代表質問が終わったが、防衛問題に関しては残念ながら低調な応酬であったと感じている。
政府と野党の議論が噛合わない原因は何だろうと考えて、万里の長城に辿り着いた。
「万里の長城」構築の理念は北方民族の脅威に対する専守防衛であり、原型は「春秋時代(紀元前700~前400年)」に構築された断続的な防塁とされ、紀元前200年代に秦の始皇帝がそれらを連結したとされているが、これらは既に失われて現存する万里の長城の殆どは、明代に造られたもので長城線は秦代に比べて遥かに南へ後退しているとされている。
長城に対する歴代王朝の考えも一様ではなく、各王朝の防衛戦略によって長城の重要度・位置・維持整備が大きく異なり、特に北方からの脅威が顕著であった明王朝は長城による防衛を重視して現在残っている強固・長大な長城を整備したとされている。

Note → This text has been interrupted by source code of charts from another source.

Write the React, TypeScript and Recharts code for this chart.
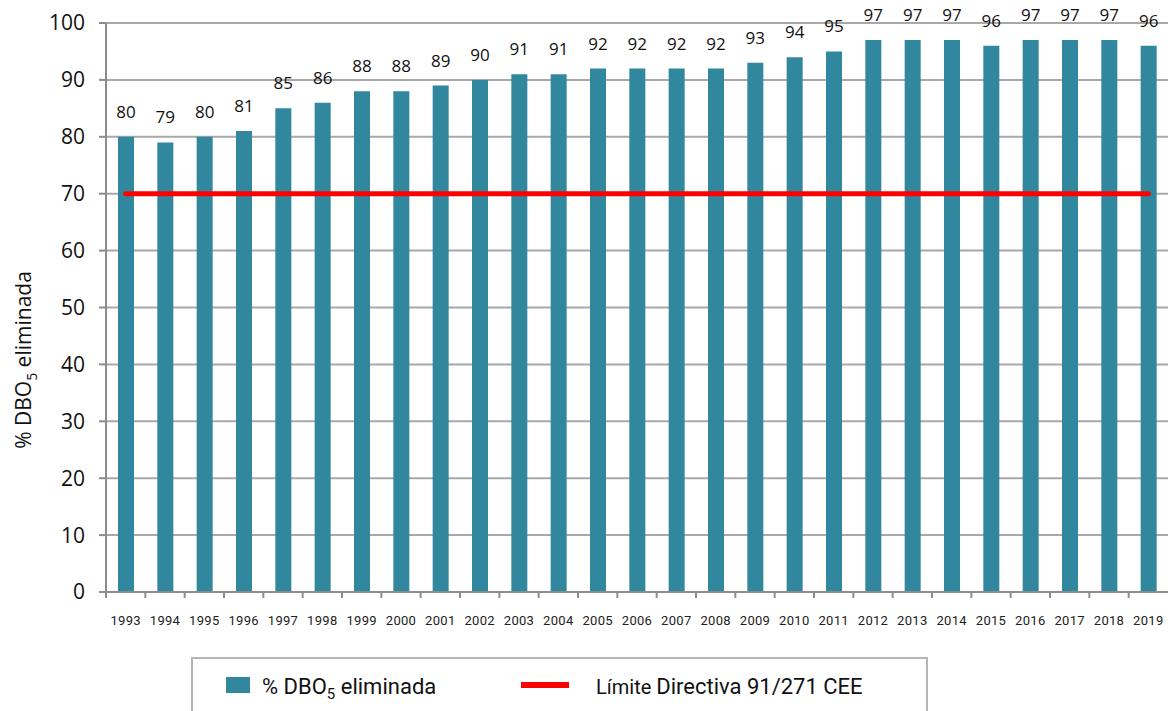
import React from 'react';
import { ComposedChart, Bar, XAxis, YAxis, CartesianGrid, ReferenceLine, LabelList, Legend } from 'recharts';

const years = ['1993','1994','1995','1996','1997','1998','1999','2000','2001','2002','2003','2004','2005','2006','2007','2008','2009','2010','2011','2012','2013','2014','2015','2016','2017','2018','2019'];
const dboValues = [80,79,80,81,85,86,88,88,89,90,91,91,92,92,92,92,93,94,95,97,97,97,96,97,97,97,96];
const limitValue = 70;
const yTicks = [0,10,20,30,40,50,60,70,80,90,100];

const data = years.map((y, i) => ({ year: y, dbo: dboValues[i] }));

const W = 1168;
const H = 711;
const LEFT = 106;
const HALF_BAND = (W - LEFT) / years.length / 2;

const BAR_COLOR = '#31879e';
const GRID = '#a8a8a8';
const AXIS = '#8c8c8c';

const XTick = (props: any) => {
  const { x, y, payload } = props;
  return (
    <g>
      <line x1={x - HALF_BAND} x2={x - HALF_BAND} y1={y} y2={y + 6} stroke={AXIS} strokeWidth={2} />
      <text x={x} y={y + 33} textAnchor="middle" fontFamily="Roboto" fontSize={13} letterSpacing={0.3} fill="#222">{payload.value}</text>
    </g>
  );
};

const YLabel = () => (
  <text transform="translate(31,360) rotate(-90)" textAnchor="middle" fontFamily="Open Sans" fontSize={21} fill="#111">
    <tspan>% DBO</tspan>
    <tspan fontSize={14} dy={6}>5</tspan>
    <tspan dy={-6}> eliminada</tspan>
  </text>
);

const LW = 737;
const LH = 55;
const LegendContent = () => (
  <svg width={LW} height={LH} style={{ display: 'block' }}>
    <path d={`M1,${LH} V1 H${LW - 1} V${LH}`} fill="none" stroke="#b5b5b5" strokeWidth={2} />
    <rect x={35} y={20} width={24} height={16} fill={BAR_COLOR} />
    <text x={71} y={37} fontFamily="Roboto" fontSize={22} fill="#111">
      <tspan>% DBO</tspan>
      <tspan fontSize={15} dy={5}>5</tspan>
      <tspan dy={-5}> eliminada</tspan>
    </text>
    <rect x={330} y={25} width={48} height={6} fill="#ff0000" />
    <text x={405} y={37} fontFamily="Roboto" fill="#111">
      <tspan fontSize={20}>Límite </tspan>
      <tspan fontSize={22}>Directiva 91/271 CEE</tspan>
    </text>
  </svg>
);

export default function App() {
  return (
    <div style={{ position: 'absolute', left: 0, top: 0, width: W, height: H, background: '#fff' }}>
      <ComposedChart width={W} height={H} data={data} margin={{ top: 23, right: 0, left: 0, bottom: 0 }}>
        <CartesianGrid vertical={false} stroke={GRID} strokeWidth={2} />
        <XAxis dataKey="year" height={119} tickLine={false} tickSize={0} tickMargin={0} axisLine={{ stroke: AXIS, strokeWidth: 2 }} tick={<XTick />} interval={0} />
        <YAxis width={LEFT} domain={[0, 100]} ticks={yTicks} interval={0} tickSize={7} tickMargin={14}
          tickLine={{ stroke: AXIS, strokeWidth: 2 }} axisLine={{ stroke: AXIS, strokeWidth: 2 }}
          tick={{ fontFamily: 'Open Sans', fontSize: 21, fill: '#111' }} label={<YLabel />} />
        <Bar dataKey="dbo" fill={BAR_COLOR} barSize={16} isAnimationActive={false}>
          <LabelList dataKey="dbo" position="top" offset={19} style={{ fontFamily: 'Open Sans', fontSize: 17, fill: '#111' }} />
        </Bar>
        <ReferenceLine segment={[{ x: years[0], y: limitValue }, { x: years[years.length - 1], y: limitValue }]} stroke="#ff0000" strokeWidth={5} strokeLinecap="round" />
        <Legend verticalAlign="middle" align="center" content={<LegendContent />} wrapperStyle={{ position: 'absolute', left: 191, top: 657, width: LW, height: LH }} />
      </ComposedChart>
    </div>
  );
}
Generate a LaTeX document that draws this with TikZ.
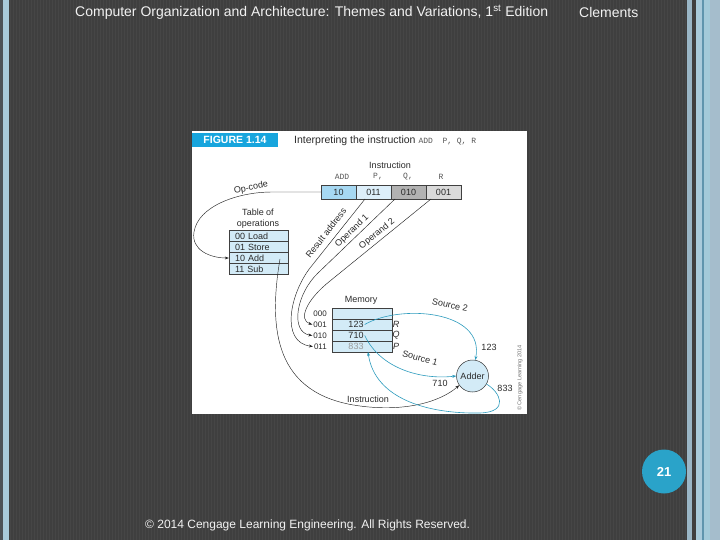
\documentclass[tikz,border=0pt]{standalone}
\usepackage{fontspec}
\setmainfont{Liberation Sans}
\newfontfamily\monof{Liberation Mono}
\usetikzlibrary{arrows.meta}
\definecolor{bgdark}{HTML}{3F3F3F}
\definecolor{bgstripe}{HTML}{464646}
\definecolor{edgeL}{HTML}{4D5358}
\definecolor{paleblue}{HTML}{A9CBDB}
\definecolor{steel}{HTML}{9AB6C6}
\definecolor{tealline}{HTML}{5F95AD}
\definecolor{paletwo}{HTML}{A3CAD9}
\definecolor{greyblue}{HTML}{A5BDCC}
\definecolor{figblue}{HTML}{17A5DD}
\definecolor{lblue}{HTML}{D3EBF7}
\definecolor{mblue}{HTML}{A6D8F2}
\definecolor{vlblue}{HTML}{DDEFFA}
\definecolor{dgray}{HTML}{B2B2B2}
\definecolor{lgray}{HTML}{DADADA}
\definecolor{cline}{HTML}{2E9CBE}
\definecolor{txt}{HTML}{2A2A2A}
\definecolor{monogray}{HTML}{555555}
\definecolor{pagec}{HTML}{2AA3C9}
\definecolor{headtxt}{HTML}{F2F2F2}
\tikzset{
  lab/.style={font=\fontsize{9}{10}\selectfont, text=txt, inner sep=0},
  ibox/.style={draw=black!75, line width=0.4pt, minimum width=35pt, minimum height=14pt, inner sep=0, font=\fontsize{9}{10}\selectfont, text=txt},
  trow/.style={draw=black!75, line width=0.4pt, fill=lblue, text width=47pt, align=left, inner xsep=6pt, inner ysep=0pt, minimum height=11pt, font=\fontsize{9}{9}\selectfont, text=txt},
  mrow/.style={draw=black!75, line width=0.4pt, fill=lblue, minimum width=60pt, minimum height=11pt, inner sep=0},
  bwire/.style={draw=black!85, line width=0.45pt, -{Stealth[length=4pt,width=3pt]}},
  cwire/.style={draw=cline, line width=0.6pt, -{Stealth[length=4pt,width=3pt]}},
  monolab/.style={font=\monof\fontsize{8}{9}\selectfont, text=monogray, inner sep=0},
}
\begin{document}
\begin{tikzpicture}[x=1pt,y=-1pt]
\useasboundingbox (0,0) rectangle (720,540);
% background
\fill[bgdark] (0,0) rectangle (720,540);
\foreach \i in {0,...,225} \fill[bgstripe] ({10+3*\i},0) rectangle ++(1.2,540);
\fill[edgeL] (0,0) rectangle (3,540);
\fill[paleblue] (3,0) rectangle (9,540);
\fill[steel] (687,0) rectangle (692,540);
\fill[bgdark] (692,0) rectangle (696,540);
\fill[paleblue] (696,0) rectangle (702,540);
\fill[tealline] (702,0) rectangle (703.5,540);
\fill[paletwo] (703.5,0) rectangle (710,540);
\fill[greyblue] (710,0) rectangle (720,540);
% header and footer
\node[anchor=west, inner sep=0, text=headtxt, font=\fontsize{14}{16}\selectfont] (head) at (75,12) {Computer Organization and Architecture: Themes and Variations, 1\textsuperscript{st} Edition};
\node[anchor=west, inner sep=0, text=headtxt, font=\fontsize{14}{16}\selectfont] (author) at (579,12) {Clements};
\node[anchor=west, inner sep=0, text=headtxt, font=\fontsize{12}{14}\selectfont] (foot) at (145,525) {© 2014 Cengage Learning Engineering. All Rights Reserved.};
\node[circle, fill=pagec, minimum size=44pt, inner sep=0, text=white, font=\bfseries\fontsize{13}{14}\selectfont] (page) at (664,471.5) {21};
% figure
\fill[white] (192,131) rectangle (527,414);
\node[fill=figblue, minimum width=86pt, minimum height=14pt, inner sep=0, text=white, font=\bfseries\fontsize{10.5}{12}\selectfont] (figbar) at (235,140) {FIGURE 1.14};
\node[anchor=west, lab, font=\fontsize{10.5}{12}\selectfont] (title) at (294,140.5) {Interpreting the instruction \textcolor{monogray}{\monof\fontsize{8}{10}\selectfont ADD\ \ P,\ Q,\ R}};
% instruction
\node[lab] (instr) at (390,165) {Instruction};
\node[monolab] (hadd) at (342,176.5) {ADD};
\node[monolab] (hp) at (378,176.5) {P,};
\node[monolab] (hq) at (408,176.5) {Q,};
\node[monolab] (hr) at (441,176.5) {R};
\node[ibox, fill=mblue] (b1) at (338.5,192) {10};
\node[ibox, fill=vlblue] (b2) at (373.5,192) {011};
\node[ibox, fill=dgray] (b3) at (408.5,192) {010};
\node[ibox, fill=lgray] (b4) at (443.5,192) {001};
% table of operations
\node[lab, align=center, font=\fontsize{9}{11}\selectfont] (tlabel) at (258,218.5) {Table of\\operations};
\node[trow] (t0) at (258.5,236) {00 Load};
\node[trow] (t1) at (258.5,247) {01 Store};
\node[trow] (t2) at (258.5,258) {10 Add};
\node[trow] (t3) at (258.5,269) {11 Sub};
\node[lab, rotate=11] (opcode) at (251,188) {Op-code};
% memory
\node[lab] (memlab) at (361,300) {Memory};
\node[mrow] (m0) at (362,313.5) {};
\node[mrow] (m1) at (362,324.5) {};
\node[mrow] (m2) at (362,335.5) {};
\node[mrow] (m3) at (362,346.5) {};
\node[lab] (v1) at (356,324.5) {123};
\node[lab] (v2) at (356,335.5) {710};
\node[lab, text=black!40] (v3) at (356,346.5) {833};
\node[lab, anchor=east, font=\fontsize{8}{9}\selectfont] (a0) at (327,313.5) {000};
\node[lab, anchor=east, font=\fontsize{8}{9}\selectfont] (a1) at (327,324.5) {001};
\node[lab, anchor=east, font=\fontsize{8}{9}\selectfont] (a2) at (327,335.5) {010};
\node[lab, anchor=east, font=\fontsize{8}{9}\selectfont] (a3) at (327,346.5) {011};
\node[lab, font=\itshape\fontsize{9}{10}\selectfont] (nr) at (396,324.5) {R};
\node[lab, font=\itshape\fontsize{9}{10}\selectfont] (nq) at (396,335.5) {Q};
\node[lab, font=\itshape\fontsize{9}{10}\selectfont] (np) at (396,346.5) {P};
% adder
\node[circle, draw=black!80, line width=0.5pt, fill=lblue, minimum size=32pt, lab] (adder) at (472.5,376) {Adder};
% labels
\node[lab, rotate=52] (lres) at (326,233) {Result address};
\node[lab, rotate=44] (lop1) at (352,231) {Operand 1};
\node[lab, rotate=39] (lop2) at (377,234) {Operand 2};
\node[lab, rotate=-12] (ls2) at (450,305) {Source 2};
\node[lab, rotate=-15] (ls1) at (420,358) {Source 1};
\node[lab] (l123) at (489,347) {123};
\node[lab] (l710) at (440,383) {710};
\node[lab] (l833) at (505,388) {833};
\node[lab] (linstr) at (368,399.5) {Instruction};
\node[inner sep=0, rotate=90, text=black!55, font=\fontsize{5.6}{6}\selectfont] (copy) at (520,378) {© Cengage Learning 2014};
% black connectors
\draw[bwire] (b1.west) -- (272,192) .. controls (238,192) and (198,206) .. (194,232) .. controls (191,250) and (210,258) .. (t2.west);
\draw[bwire] (280,259) .. controls (268,330) and (275,395) .. (360,406) .. controls (405,412) and (440,402) .. (adder.215);
\draw[bwire] (365,199) -- (310,268) .. controls (290,294) and (280,342) .. ([xshift=-1pt]a3.west);
\draw[bwire] (395,199) -- (318,273) .. controls (296,294) and (290,332) .. ([xshift=-1pt]a2.west);
\draw[bwire] (431,199) -- (330,281) .. controls (306,300) and (298,320) .. ([xshift=-1pt]a1.west);
% cyan connectors
\draw[cwire] ([xshift=1pt]v1.east) .. controls (400,304) and (485,310) .. (adder.80);
\draw[cwire] ([xshift=1pt]v2.east) .. controls (380,368) and (420,380) .. (adder.west);
\draw[cwire] (adder.-30) .. controls (500,392) and (510,412) .. (480,413) .. controls (430,414) and (375,400) .. (368,352);
\end{tikzpicture}
\end{document}
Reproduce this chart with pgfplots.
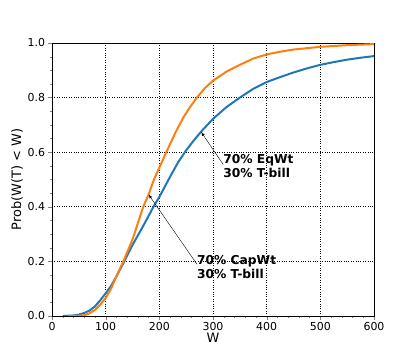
\documentclass[border=0pt]{standalone}
\usepackage{pgfplots}
\pgfplotsset{compat=1.18}
\usepackage{fontspec}
\setmainfont{DejaVu Sans}
\definecolor{tabblue}{HTML}{1F77B4}
\definecolor{taborange}{HTML}{FF7F0E}
\begin{document}
\begin{tikzpicture}
\useasboundingbox (-52bp,-40bp) rectangle (363bp,316bp);
\begin{axis}[
  at={(0,0)}, anchor=south west,
  scale only axis, width=322bp, height=273bp,
  xmin=0, xmax=600, ymin=0, ymax=1,
  xtick={0,100,...,600}, ytick={0,0.2,...,1.0},
  minor x tick num=4, minor y tick num=3,
  yticklabel style={/pgf/number format/.cd, fixed, fixed zerofill, precision=1},
  /pgf/number format/assume math mode=true,
  ticklabel style={font=\fontsize{11}{13}\selectfont},
  xticklabel style={yshift=1bp},
  tick align=outside, tick pos=left,
  major tick length=3.5bp, minor tick length=2bp,
  grid=major, major grid style={black, dotted, line width=0.6pt},
  axis line style={black, line width=0.6pt},
  xlabel={W}, ylabel={Prob(W(T) < W)},
  label style={font=\fontsize{13}{15}\selectfont},
  xlabel style={yshift=4bp},
  ylabel style={yshift=-2bp},
]
\addplot[tabblue, line width=2pt] coordinates {
 (20,0) (40,0.002) (50,0.005) (60,0.011) (70,0.02) (80,0.035) (90,0.058) (100,0.083)
 (110,0.11) (120,0.145) (136,0.205) (150,0.26) (170,0.33) (189,0.4) (200,0.436)
 (220,0.51) (235,0.563) (250,0.607) (265,0.645) (280,0.68) (300,0.722) (325,0.765) (350,0.8)
 (375,0.832) (400,0.857) (425,0.875) (450,0.892) (475,0.907) (500,0.92) (525,0.93)
 (550,0.939) (575,0.946) (600,0.952)
};
\addplot[taborange, line width=2pt] coordinates {
 (30,0) (50,0.001) (60,0.003) (70,0.01) (80,0.022) (90,0.042) (100,0.066)
 (110,0.1) (120,0.145) (134,0.205) (150,0.28) (170,0.4) (180,0.445) (190,0.5) (213,0.6)
 (230,0.672) (245,0.728) (257,0.765) (270,0.8) (285,0.835) (300,0.862) (325,0.895)
 (350,0.92) (375,0.943) (400,0.958) (425,0.968) (450,0.976) (475,0.981) (500,0.986)
 (550,0.992) (600,0.996)
};
\draw[-latex, thin] (axis cs:319,0.555) -- (axis cs:278,0.674);
\draw[-latex, thin] (axis cs:270,0.19) -- (axis cs:180,0.445);
\node[anchor=north west, align=left, font=\bfseries\fontsize{12.3}{14}\selectfont, inner sep=0pt]
  at (axis cs:319,0.592) {70\% EqWt\\30\% T-bill};
\node[anchor=north west, align=left, font=\bfseries\fontsize{12.3}{14}\selectfont, inner sep=0pt]
  at (axis cs:270,0.222) {70\% CapWt\\30\% T-bill};
\end{axis}
\end{tikzpicture}
\end{document}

明代に造られた万里の長城の総延長は8,851kmであるが、点在する防塁や発掘されたものを含めると総延長は2万1196.18km(国家文物局)に及ぶとされている。
日本における専守防衛の論を整理すると、共産党を除く各党が領海線を「万里の長城」と捉えているのは間違いのないところと思う。異なるのは自民・維新・公明?・国民?の各党が「長城内を守るためには長城外の司令部や投石機に対する反撃能力を持つことは必要であるが財源については異論」であるのに対して、立民・社民は「長城線を超えて来た石を落とせば良く、例え長城内に被害が生じても外に向けては一本の矢も放ってはならない、ましてや投石機の破壊など論外」で「そもそも、平和憲法の国に武力侵攻を企図する国は無い」との例えが成り立つように思える。
共産党の反対意見は、日米安保破棄・自衛隊解体の綱領から考えて、「長城は必要ない。中露北が望めば共産・社会主義に飲み込まれても良い」という別次元の主張の延長にあるように思える。
立民・社民の主張は世界情勢に目を閉じていることと軍事知識の欠如に負うところが大きいように思える。プーチン氏を筆頭とする全体主義指導者の存在、12海里の領海幅を超えるのに1分もかからない近代兵器の能力を、敵の第一撃で我の多くの国民が死亡して軍事・生活インフラの多くが壊滅的被害を受ける近代戦の様相を知れば、未来永劫に亘って平和憲法のお花畑に安住できるとするのは危険であるように思える。
日本国憲法が説く「不戦」が時をかけて「国家観なき非戦」に変貌しているように思えるが。